4 November 2021

New Lenses for Understanding Young Children’s ‘In the Moment’ Digital Authoring at Home

This event was part of the Digital Child Seminar Series Engaging(socio)materially: Critical literacy, children and media.

The ARC Center of Excellence for the Digital Child acknowledges the First Australian owners of the Lands where this seminar was recorded and the Lands where presenters and participants work, live and walk. We pay respect to their Elders, lores, customs and creation spirits. We recognise that these Lands have always been places of teaching, research and learning. The Centre acknowledges the important role Aboriginal and Torres Strait Islander people play within our communities.

Speakers

Dr Becky Parry, Dr Fiona Scott and Dr Liz Chesworth (University of Sheffield).

Chairs

Chief Investigators Professor Annette Woods and Professor Michael Dezuanni

About the seminar

In this seminar, we draw on data from the ‘Creativity, Technology and Play’(Marsh et al., 2020) project, funded by the Lego Foundation, in order to focus on young children’s text production in the home. We examine two moments where children author texts and reflect on the culturally-inflected assemblages of materials, digital devices and people which combine to make this authoring possible.

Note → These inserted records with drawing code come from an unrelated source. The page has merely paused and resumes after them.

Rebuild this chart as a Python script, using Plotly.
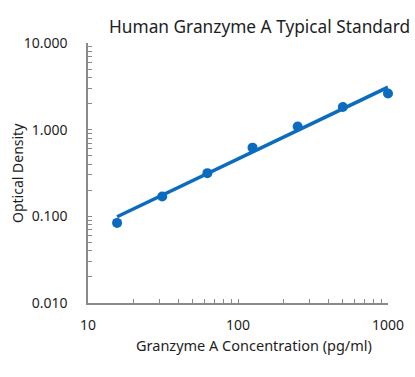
import plotly.graph_objects as go

# Standard curve data
conc = [15.625, 31.25, 62.5, 125, 250, 500, 1000]
od = [0.084, 0.169, 0.315, 0.62, 1.09, 1.83, 2.61]

# Fitted curve
fit_conc = [15.625, 31.25, 62.5, 125, 250, 500, 1000]
fit_od = [0.099, 0.176, 0.312, 0.553, 0.98, 1.74, 3.09]

x_tickvals = [10, 100, 1000]
x_ticktext = ["10", "100", "1000"]
y_tickvals = [0.01, 0.1, 1, 10]
y_ticktext = ["0.010", "0.100", "1.000", "10.000"]
mantissas = [2, 3, 4, 5, 6, 7, 8, 9]
x_minor = [m * d for d in [10, 100] for m in mantissas]
y_minor = [m * d for d in [0.01, 0.1, 1] for m in mantissas]

title_text = "Human Granzyme A Typical Standard"
x_title = "Granzyme A Concentration (pg/ml)"
y_title = "Optical Density"

BLUE = "#0b6cbf"
AX = "#8a8a8a"
FONT = "Noto Sans"
TXT = "#1e1e1e"

fig = go.Figure()
fig.add_trace(go.Scatter(x=fit_conc, y=fit_od, mode="lines", cliponaxis=False,
                         line=dict(color=BLUE, width=3.5), showlegend=False, hoverinfo="skip"))
fig.add_trace(go.Scatter(x=conc, y=od, mode="markers", cliponaxis=False,
                         marker=dict(color=BLUE, size=10), showlegend=False))

W, H = 415, 377
L, R, T, B = 88, 27, 43, 74

axis_common = dict(type="log", showgrid=False, zeroline=False, showline=True,
                   linecolor=AX, linewidth=1.5, ticks="inside", ticklen=4,
                   tickcolor=AX, tickwidth=1, automargin=False,
                   tickfont=dict(size=14, color=TXT))

fig.update_layout(
    width=W, height=H,
    margin=dict(l=L, r=R, t=T, b=B, pad=0, autoexpand=False),
    paper_bgcolor="white", plot_bgcolor="white",
    font=dict(family=FONT, size=13, color=TXT),
    xaxis=dict(range=[1, 3], tickvals=x_tickvals, ticktext=x_ticktext,
               ticklabelstandoff=8,
               minor=dict(ticks="inside", ticklen=4, tickcolor=AX, tickmode="array",
                          tickvals=x_minor, showgrid=False),
               **axis_common),
    yaxis=dict(range=[-2, 1], tickvals=y_tickvals, ticktext=y_ticktext,
               ticklabelstandoff=16,
               minor=dict(ticks="inside", ticklen=4, tickcolor=AX, tickmode="array",
                          tickvals=y_minor, showgrid=False),
               **axis_common),
    annotations=[
        dict(text=title_text, x=259, y=26, font=dict(size=17.3, color=TXT)),
        dict(text=x_title, x=254, y=345, font=dict(size=14.5, color=TXT)),
        dict(text=y_title, x=17, y=173, textangle=-90, font=dict(size=14, color=TXT)),
    ],
)

# convert pixel positions (from top-left) to paper coordinates
pw, ph = W - L - R, H - T - B
for a in fig.layout.annotations:
    a.x = (a.x - L) / pw
    a.y = (H - a.y - B) / ph
    a.xref = "paper"
    a.yref = "paper"
    a.showarrow = False
    a.xanchor = "center"
    a.yanchor = "middle"

fig.write_html("out.html", config={"displayModeBar": False},
               post_script="document.body.style.margin='0';")
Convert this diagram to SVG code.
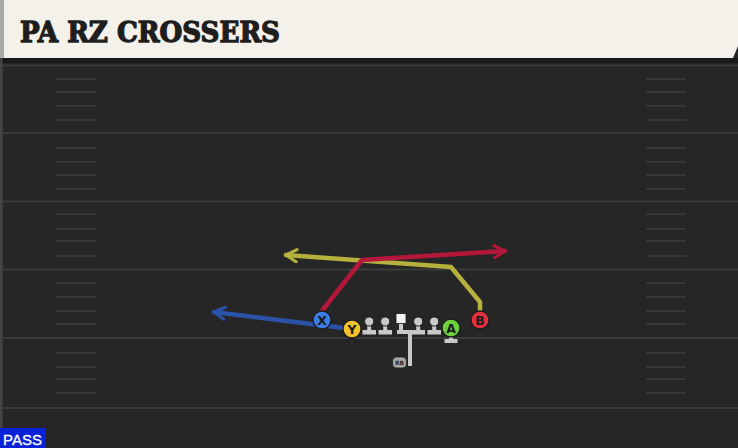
<svg xmlns="http://www.w3.org/2000/svg" width="738" height="448" viewBox="0 0 738 448">
<style>
.yard{stroke:#3a3a3a;stroke-width:2}
.hash{stroke:#363636;stroke-width:2}
.route{fill:none;stroke-width:4.5;stroke-linejoin:round;stroke-linecap:round}
.ol{fill:#c9c9c9}
.pc{stroke:#1a1a1a;stroke-width:1.3}
.pl{font-family:"DejaVu Sans","Liberation Sans",sans-serif;font-weight:bold;font-size:12.5px;fill:#1a1a1a;text-anchor:middle}
.hd{fill:#c9c9c9;stroke:#1a1a1a;stroke-width:1}
</style>
<defs>
<marker id="ab" viewBox="0 0 10 10" refX="8" refY="5" markerWidth="3.4" markerHeight="3.4" orient="auto" markerUnits="strokeWidth"><path d="M1,1 L8,5 L1,9" fill="none" stroke="#2a52a8" stroke-width="2" stroke-linecap="round" stroke-linejoin="round"/></marker>
<marker id="ar" viewBox="0 0 10 10" refX="8" refY="5" markerWidth="3.4" markerHeight="3.4" orient="auto" markerUnits="strokeWidth"><path d="M1,1 L8,5 L1,9" fill="none" stroke="#b5173b" stroke-width="2" stroke-linecap="round" stroke-linejoin="round"/></marker>
<marker id="ay" viewBox="0 0 10 10" refX="8" refY="5" markerWidth="3.4" markerHeight="3.4" orient="auto" markerUnits="strokeWidth"><path d="M1,1 L8,5 L1,9" fill="none" stroke="#b6b13c" stroke-width="2" stroke-linecap="round" stroke-linejoin="round"/></marker>
</defs>
<rect width="738" height="448" fill="#262626"/>
<rect x="0" y="58" width="738" height="5" fill="#1a1a1a"/>
<g id="field">
<line class="yard" x1="0" y1="65.5" x2="738" y2="65.5"/>
<line class="yard" x1="0" y1="133" x2="738" y2="133"/>
<line class="yard" x1="0" y1="201.5" x2="738" y2="201.5"/>
<line class="yard" x1="0" y1="269.5" x2="738" y2="269.5"/>
<line class="yard" x1="0" y1="338" x2="738" y2="338"/>
<line class="yard" x1="0" y1="408" x2="738" y2="408"/>
<g class="hash">
<line x1="56" y1="79" x2="96" y2="79"/><line x1="56" y1="92" x2="96" y2="92"/><line x1="56" y1="106" x2="96" y2="106"/><line x1="56" y1="120" x2="96" y2="120"/>
<line x1="56" y1="148" x2="96" y2="148"/><line x1="56" y1="162" x2="96" y2="162"/><line x1="56" y1="175" x2="96" y2="175"/><line x1="56" y1="189" x2="96" y2="189"/>
<line x1="56" y1="214" x2="96" y2="214"/><line x1="56" y1="229" x2="96" y2="229"/><line x1="56" y1="241" x2="96" y2="241"/><line x1="56" y1="256" x2="96" y2="256"/>
<line x1="56" y1="283" x2="96" y2="283"/><line x1="56" y1="297" x2="96" y2="297"/><line x1="56" y1="311" x2="96" y2="311"/><line x1="56" y1="324" x2="96" y2="324"/>
<line x1="56" y1="353" x2="96" y2="353"/><line x1="56" y1="367" x2="96" y2="367"/><line x1="56" y1="379" x2="96" y2="379"/><line x1="56" y1="393" x2="96" y2="393"/>
<line x1="646" y1="79" x2="686" y2="79"/><line x1="646" y1="92" x2="686" y2="92"/><line x1="646" y1="106" x2="686" y2="106"/><line x1="646" y1="120" x2="686" y2="120"/>
<line x1="646" y1="148" x2="686" y2="148"/><line x1="646" y1="162" x2="686" y2="162"/><line x1="646" y1="175" x2="686" y2="175"/><line x1="646" y1="189" x2="686" y2="189"/>
<line x1="646" y1="214" x2="686" y2="214"/><line x1="646" y1="229" x2="686" y2="229"/><line x1="646" y1="241" x2="686" y2="241"/><line x1="646" y1="256" x2="686" y2="256"/>
<line x1="646" y1="283" x2="686" y2="283"/><line x1="646" y1="297" x2="686" y2="297"/><line x1="646" y1="311" x2="686" y2="311"/><line x1="646" y1="324" x2="686" y2="324"/>
<line x1="646" y1="353" x2="686" y2="353"/><line x1="646" y1="367" x2="686" y2="367"/><line x1="646" y1="379" x2="686" y2="379"/><line x1="646" y1="393" x2="686" y2="393"/>
</g>
<rect x="0" y="0" width="2.5" height="448" fill="#444"/>
</g>
<g id="header">
<path d="M0,0 H738 V46 L733,58 H0 Z" fill="#f4f1ea"/>
<rect x="0" y="0" width="4" height="58" fill="#a9a9a6"/>
<text x="20" y="42" font-family="'DejaVu Serif','Liberation Serif',serif" font-weight="bold" font-size="27" fill="#1e1e1e" stroke="#1e1e1e" stroke-width="1.3" textLength="260" lengthAdjust="spacingAndGlyphs">PA RZ CROSSERS</text>
</g>
<g id="connectors">
<polyline class="route" stroke="#2a52a8" points="344,328 214,312" marker-end="url(#ab)"/>
<polyline class="route" stroke="#b6b13c" points="480,318 480,302 451,267 286,255" marker-end="url(#ay)"/>
<polyline class="route" stroke="#b5173b" points="321,312 362,260 505,251" marker-end="url(#ar)"/>
<g fill="none" stroke="#c9c9c9" stroke-width="4">
<polyline points="397,332 416,332"/>
<polyline points="410,332 410,366"/>
</g>
</g>
<g id="X"><circle class="pc" cx="322" cy="320" r="9" fill="#3b7de0"/><text class="pl" x="322" y="324.5">X</text></g>
<g id="Y"><circle class="pc" cx="352" cy="329" r="9" fill="#f4c22b"/><text class="pl" x="352" y="333.5">Y</text></g>
<g id="LT"><rect class="ol" x="367.2" y="321" width="4" height="11"/><rect class="ol" x="362.5" y="330" width="13.5" height="4.5"/><circle class="hd" cx="369.2" cy="321.5" r="4.6"/></g>
<g id="LG"><rect class="ol" x="383.2" y="321" width="4" height="11"/><rect class="ol" x="378.5" y="330" width="13.5" height="4.5"/><circle class="hd" cx="385.2" cy="321.5" r="4.6"/></g>
<g id="C"><rect class="ol" x="399" y="320" width="4" height="12"/><rect x="396" y="313.5" width="10" height="10" fill="#f2f2f2" stroke="#1a1a1a" stroke-width="0.8"/></g>
<g id="RG"><rect class="ol" x="416.2" y="321" width="4" height="11"/><rect class="ol" x="411.5" y="330" width="13.5" height="4.5"/><circle class="hd" cx="418.2" cy="321.5" r="4.6"/></g>
<g id="RT"><rect class="ol" x="432.2" y="321" width="4" height="11"/><rect class="ol" x="427.5" y="330" width="13.5" height="4.5"/><circle class="hd" cx="434.2" cy="321.5" r="4.6"/></g>
<g id="A"><rect class="ol" x="449" y="334" width="4" height="6"/><rect class="ol" x="444.5" y="339" width="13" height="4"/><circle class="pc" cx="451" cy="328" r="9" fill="#6cd13b"/><text class="pl" x="451" y="332.5">A</text></g>
<g id="B"><circle class="pc" cx="480" cy="320" r="9" fill="#e3303d"/><text class="pl" x="480" y="324.5">B</text></g>
<g id="RB"><rect x="392.5" y="357" width="14" height="11" rx="4" fill="#a8a8a8" stroke="#1a1a1a" stroke-width="0.8"/><text x="399.5" y="365" font-family="'DejaVu Sans','Liberation Sans',sans-serif" font-size="6" font-weight="bold" fill="#2a2a2a" text-anchor="middle">RB</text></g>
<g id="pass"><rect x="0" y="428" width="46" height="20" fill="#0a22d8"/><text x="3" y="445" font-family="'Liberation Sans','DejaVu Sans',sans-serif" font-size="15" fill="#ffffff" stroke="#ffffff" stroke-width="0.3">PASS</text></g>
</svg>
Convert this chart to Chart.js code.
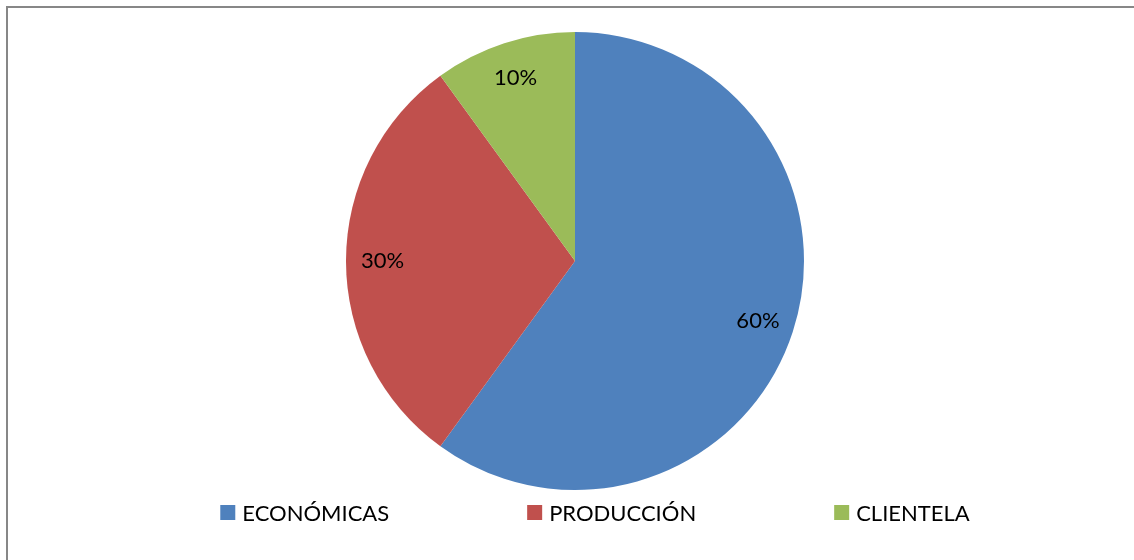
<!DOCTYPE html>
<html>
<head>
<meta charset="utf-8">
<style>
  html, body { margin: 0; padding: 0; background: #ffffff; }
  #wrap { width: 1134px; height: 560px; position: relative; }
</style>
<script src="https://cdn.jsdelivr.net/npm/chart.js@4"></script>
</head>
<body>
<div id="wrap"><canvas id="pie" width="1134" height="560"></canvas></div>
<script>
// Categories and their shares (percent)
const categories = ['ECONÓMICAS', 'PRODUCCIÓN', 'CLIENTELA'];
const shares = [60, 30, 10];
const sliceColors = ['#4F81BD', '#C0504D', '#9BBB59'];

const FONT = 'Lato, "DejaVu Sans", sans-serif';

// Gray frame around the chart
const framePlugin = {
  id: 'frame',
  beforeDraw(chart) {
    const ctx = chart.ctx;
    ctx.save();
    ctx.fillStyle = '#ffffff';
    ctx.fillRect(0, 0, chart.width, chart.height);
    ctx.strokeStyle = '#878787';
    ctx.lineWidth = 2;
    ctx.strokeRect(7, 7, chart.width + 20, chart.height + 20);
    ctx.restore();
  }
};

// Percentage labels placed inside each slice
const sliceLabelPlugin = {
  id: 'sliceLabels',
  afterDatasetsDraw(chart) {
    const ctx = chart.ctx;
    const meta = chart.getDatasetMeta(0);
    const total = chart.data.datasets[0].data.reduce((a, b) => a + b, 0);
    ctx.save();
    ctx.font = '22px ' + FONT;
    ctx.fillStyle = '#000000';
    ctx.textAlign = 'center';
    ctx.textBaseline = 'middle';
    meta.data.forEach((arc, i) => {
      const p = arc.getProps(['x', 'y', 'startAngle', 'endAngle', 'outerRadius'], true);
      const mid = (p.startAngle + p.endAngle) / 2;
      const r = p.outerRadius * 0.84;
      const v = chart.data.datasets[0].data[i];
      const txt = Math.round(v / total * 100) + '%';
      ctx.fillText(txt, p.x + Math.cos(mid) * r, p.y + Math.sin(mid) * r);
    });
    ctx.restore();
  }
};

// Legend row along the bottom, built from the chart's labels and colours
const bottomLegendPlugin = {
  id: 'bottomLegend',
  afterDraw(chart) {
    const ctx = chart.ctx;
    const labels = chart.data.labels;
    const colors = chart.data.datasets[0].backgroundColor;
    const box = 15, boxGap = 7, itemGap = 138, centerX = 595, midY = 513;
    ctx.save();
    ctx.font = '22px ' + FONT;
    ctx.textBaseline = 'middle';
    ctx.textAlign = 'left';
    const widths = labels.map(l => box + boxGap + ctx.measureText(l).width);
    const total = widths.reduce((a, b) => a + b, 0) + itemGap * (labels.length - 1);
    let x = centerX - total / 2;
    labels.forEach((l, i) => {
      ctx.fillStyle = colors[i];
      ctx.fillRect(x, midY - box / 2 - 0.5, box, box);
      ctx.fillStyle = '#000000';
      ctx.fillText(l, x + box + boxGap, midY + 1);
      x += widths[i] + itemGap;
    });
    ctx.restore();
  }
};

new Chart(document.getElementById('pie'), {
  type: 'pie',
  data: {
    labels: categories,
    datasets: [{
      data: shares,
      backgroundColor: sliceColors,
      borderWidth: 0,
      hoverOffset: 0
    }]
  },
  options: {
    responsive: false,
    animation: false,
    events: [],
    layout: { padding: { top: 32, bottom: 70, left: 16, right: 0 } },
    plugins: {
      legend: { display: false },
      tooltip: { enabled: false }
    }
  },
  plugins: [framePlugin, sliceLabelPlugin, bottomLegendPlugin]
});
</script>
</body>
</html>
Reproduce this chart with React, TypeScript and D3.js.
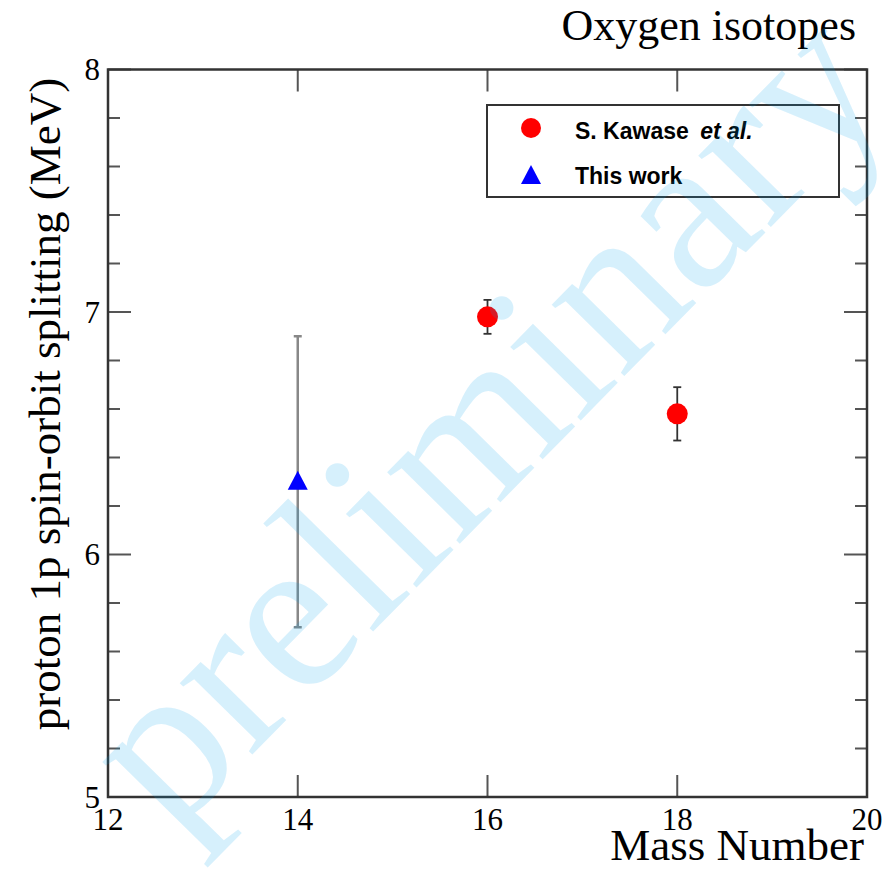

Following Chesworth (2018), we apply three different lenses to analyse and interpret these ‘in the moment happenings’. Drawing on theories of new literacies, new materialism and multimodality, we reflect deeply on the ways in which these acts of authoring can be seen to constitute emergent critical literacies. We also aim to stimulate discussion about the ways that different theoretical lenses can work together to produce a holistic (Parry and Scott, 2019) multi-layered analysis of children’s volitional text productions. We will conclude by considering the implications of these ‘in the moment’ acts of  authoring and how they came to be, for parents, researchers of children’s engagements with media at home and early childhood educators.

References Chesworth EA (2018) Theorising young children’s interests: making connections and in-the-moment happenings. Learning, Culture and Social Interaction.

Marsh, J., Murris, K., Ng’ambi, D., Parry, R., Scott, F., Thomsen, B.S., Bishop, J., Bannister, C., Dixon, K., Giorza, T., Peers, J., Titus, S., Da Silva, H., Doyle, G., Driscoll, A., Hall, L., Hetherington, A., Krönke, M., Margary, T., Morris, A., Nutbrown,B., Rashid, S., Santos, J., Scholey, E., Souza, L., and Woodgate, A. (2020) Children,Technology and Play. Billund, Denmark: The LEGO Foundation.

Parry, B., and Scott, F. (2019). ‘Researching children’s play and identity in the digital age: a holistic approach’ in Erstad, O., Flewitt, R. Kümmerling-Meibauer and B., Pereira, I. S. P. The Routledge Handbook of Digital Literacies in Early Childhood. Routledge, London.

About the speakers

Dr Becky Parry is Programme Director of the new MA Digital Literacies, Culture and Education and a Senior Fellow of the Higher Education Academy. Becky is also a leading scholar in the emerging field of children’s film scholarship, focusing on gender and the representation of children and childhood in international films for children. Her research is situated within interdisciplinary studies of literacies and particularly focuses on the relationship between the digital texts children engage with and those that they create.

Dr Fiona Scott is a Lecturer in Digital Literacies in The School of Education at The University of Sheffield, where she is a Co-Director of the Literacies Research Cluster. Fiona’s work is focused on young children and their families and their engagements with digital texts and devices. She is particularly interested in family mediation of digital practices and ways digital practices vary in different contexts, including the role of social class.

Dr Liz Chesworth is a lecturer at the University of Sheffield where she directs the Early Childhood Research Cluster and the MA Early Childhood Education. Liz’s work focuses upon young children’s interests and play cultures in diverse contexts. Her recent research has investigated approaches to pedagogy and curriculum that are responsive to young children’s everyday lives, interests and playfulness.